PROBLEM DESCRIPTION ▸ Return the lines below exactly, from the first line to the line that contains "ax = fig.add_axes([55". Leave out pictures.

SOURCE MATERIAL ▸
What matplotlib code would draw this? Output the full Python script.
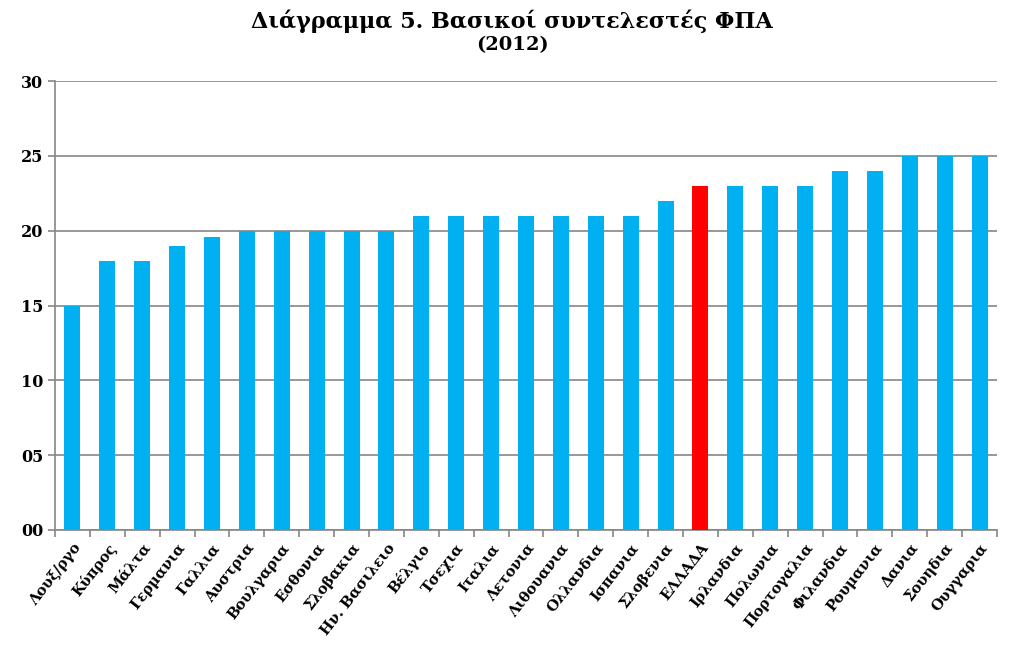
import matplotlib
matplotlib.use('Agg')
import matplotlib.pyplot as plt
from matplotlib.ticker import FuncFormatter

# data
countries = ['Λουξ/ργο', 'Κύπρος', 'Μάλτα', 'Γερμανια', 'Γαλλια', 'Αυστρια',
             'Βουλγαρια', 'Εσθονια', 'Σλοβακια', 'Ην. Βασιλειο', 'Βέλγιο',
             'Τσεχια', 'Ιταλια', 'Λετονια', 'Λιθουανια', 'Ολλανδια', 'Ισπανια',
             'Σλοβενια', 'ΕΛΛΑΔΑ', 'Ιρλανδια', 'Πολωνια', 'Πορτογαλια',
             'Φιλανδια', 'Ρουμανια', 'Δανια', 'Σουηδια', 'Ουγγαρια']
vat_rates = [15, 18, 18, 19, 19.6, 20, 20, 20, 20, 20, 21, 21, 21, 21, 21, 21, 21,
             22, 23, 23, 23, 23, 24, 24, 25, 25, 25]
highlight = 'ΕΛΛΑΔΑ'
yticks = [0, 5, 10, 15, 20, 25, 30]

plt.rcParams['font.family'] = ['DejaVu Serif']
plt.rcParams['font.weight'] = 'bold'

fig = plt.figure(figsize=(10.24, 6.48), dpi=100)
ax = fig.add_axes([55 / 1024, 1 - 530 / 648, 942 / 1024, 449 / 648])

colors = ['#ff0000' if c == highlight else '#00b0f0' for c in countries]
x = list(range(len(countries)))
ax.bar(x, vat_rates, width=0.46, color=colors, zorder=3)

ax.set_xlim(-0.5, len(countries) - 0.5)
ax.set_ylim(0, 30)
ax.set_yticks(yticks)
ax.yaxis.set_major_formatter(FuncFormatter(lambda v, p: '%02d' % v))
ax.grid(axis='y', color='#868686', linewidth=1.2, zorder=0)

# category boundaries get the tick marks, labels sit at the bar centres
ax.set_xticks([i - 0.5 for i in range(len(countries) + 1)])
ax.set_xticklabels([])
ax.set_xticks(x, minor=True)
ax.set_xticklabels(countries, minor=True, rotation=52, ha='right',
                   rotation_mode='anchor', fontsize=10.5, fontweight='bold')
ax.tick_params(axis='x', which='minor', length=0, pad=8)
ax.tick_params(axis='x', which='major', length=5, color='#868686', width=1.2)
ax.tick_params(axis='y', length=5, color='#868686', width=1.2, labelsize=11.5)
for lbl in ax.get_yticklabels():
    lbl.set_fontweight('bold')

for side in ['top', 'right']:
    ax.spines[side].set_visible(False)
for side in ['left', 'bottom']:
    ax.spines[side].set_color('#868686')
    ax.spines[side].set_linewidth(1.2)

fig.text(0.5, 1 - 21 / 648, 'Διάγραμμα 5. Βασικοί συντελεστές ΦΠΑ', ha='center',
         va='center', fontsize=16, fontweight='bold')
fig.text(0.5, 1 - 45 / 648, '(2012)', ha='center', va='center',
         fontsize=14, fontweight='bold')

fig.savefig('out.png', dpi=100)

EXERCISE RESULT ▸
What matplotlib code would draw this? Output the full Python script.
import matplotlib
matplotlib.use('Agg')
import matplotlib.pyplot as plt
from matplotlib.ticker import FuncFormatter

# data
countries = ['Λουξ/ργο', 'Κύπρος', 'Μάλτα', 'Γερμανια', 'Γαλλια', 'Αυστρια',
             'Βουλγαρια', 'Εσθονια', 'Σλοβακια', 'Ην. Βασιλειο', 'Βέλγιο',
             'Τσεχια', 'Ιταλια', 'Λετονια', 'Λιθουανια', 'Ολλανδια', 'Ισπανια',
             'Σλοβενια', 'ΕΛΛΑΔΑ', 'Ιρλανδια', 'Πολωνια', 'Πορτογαλια',
             'Φιλανδια', 'Ρουμανια', 'Δανια', 'Σουηδια', 'Ουγγαρια']
vat_rates = [15, 18, 18, 19, 19.6, 20, 20, 20, 20, 20, 21, 21, 21, 21, 21, 21, 21,
             22, 23, 23, 23, 23, 24, 24, 25, 25, 25]
highlight = 'ΕΛΛΑΔΑ'
yticks = [0, 5, 10, 15, 20, 25, 30]

plt.rcParams['font.family'] = ['DejaVu Serif']
plt.rcParams['font.weight'] = 'bold'

fig = plt.figure(figsize=(10.24, 6.48), dpi=100)
ax = fig.add_axes([55 / 1024, 1 - 530 / 648, 942 / 1024, 449 / 648])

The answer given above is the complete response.